Le cinéma américain fait la part belle aux adolescents pour cette course aux oscars 2019 : drogué (Ben is back, My Beautiful Boy), homosexuel contrarié (Boy erased), ils font les riches heures de mélos à sabots plus ou moins lourds.
Felix van Groeningen tente avec ce cinquième film l’aventure américaine, lui qui avait si bien su incarner l’âme flamande dans ses premiers opus. On avait donc largement de quoi s’inquiéter, dans ce projet qui adapte deux livres autobiographiques, d’un père et son fils sur leur expérience au long cours de l’addiction de ce dernier.
Le film est une réussite. Si l’on peut, à de menus moments, tiquer sur quelques excès de lyrisme, ils ne sont nullement imputables à une quelconque pression extérieure exercée sur le cinéaste, qui a toujours aimé baigner ses films de musique et immerger ses personnages dans des situations pathétiques. La BO, un peu trop parfaite, de Nirvana à Massive Attack, de Sigur Rós à Górecki, a certes des allures de best of de l’incandescence, et l’accès à certains écrits (le journal intime du fils, l’article du père opportunément sur son bureau) explicite un peu trop des enjeux qu’on avait de toute façon saisis. Mais ce sont là des reproches assez mineurs face à la grande délicatesse de l’ensemble.
Plusieurs facteurs expliquent la façon dont le cinéaste évite bien des pièges. La première réside dans le choix des points de vue : si l’on navigue du fils au père, ce dernier reste privilégié, et avec lui un regard sur un fils qu’il ne cesse de perdre de vue, devenant inaccessible. Cette distance permet à Timothée Chalamet une partition salutaire, qui évite les grandes performances académiques du drogué, pour jouer davantage sur un enfermement impuissant face à l’addiction.

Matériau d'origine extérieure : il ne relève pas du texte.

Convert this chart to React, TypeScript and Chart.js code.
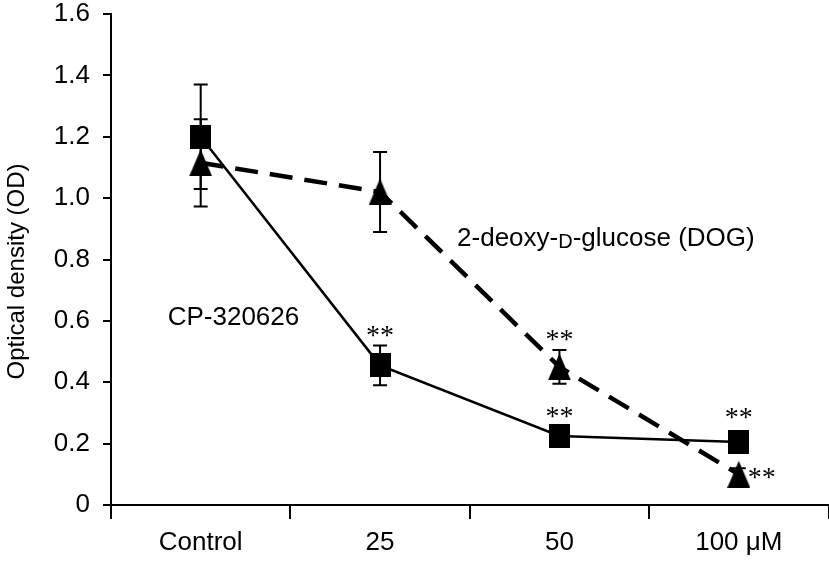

Les comédiens sont de ce fait tous impeccables, car c’est sur cette délicate terre d’une communication grippée que se jouent tous les enjeux, et dans laquelle la déconstruction temporelle (ellipses, flashbacks) prend tout son sens : idéalisation d’un âge d’or perdu, incompréhension, voire culpabilité. On retiendra à ce titre la très belle séquence d’un joint partagé entre père et fils et de la relecture tragique que ce souvenir peut occasionner pour le géniteur.
My Beautiful Boy devient ainsi un film sur le dialogue impossible, la fin de la confiance et l’impuissance face à la rechute. Là aussi, c’est par les voies de traverse que Van Groeningen tire son épingle du jeu : au lieu de se concentrer sur un affrontement emphatique père-fils, le récit prend soin de propager les enjeux du drame sur toute une famille, qui plus est recomposée : le rôle d’une mère lointaine, la fonction de la belle-mère qui prend certes soin de cet enfant tout en protégeant les siens propres rend les enjeux plus ambivalents et permet d’effacer toute possibilité de manichéisme. Ainsi de cette très belle scène de poursuite entre la belle-mère et l’adolescent, qui exprime avec pertinence toute la complexité des liens qui les unissent. En dehors de ces périodes de crise, Van Groeningen sait en outre parfaitement capter ces moments de vérité qui font le bonheur d’une famille, et dont Nic se prive, pensant échapper à la « stupidité du réel » par ses trips.
Tout est avant tout affaire d’humilité, et le jeu de Steve Carrell en est la parfaite illustration : la sincérité n’empêche pas la maladresse, la bonne volonté ne met pas à l’abri de l’échec. My Beautiful Boy doit sa réussite à cette authenticité qui contamine avec vigueur son écriture, qui, sans recours à un happy end ou aux violons pathétiques, trouve son point d’équilibre dans le chaos d’un combat où chaque jour est une victoire.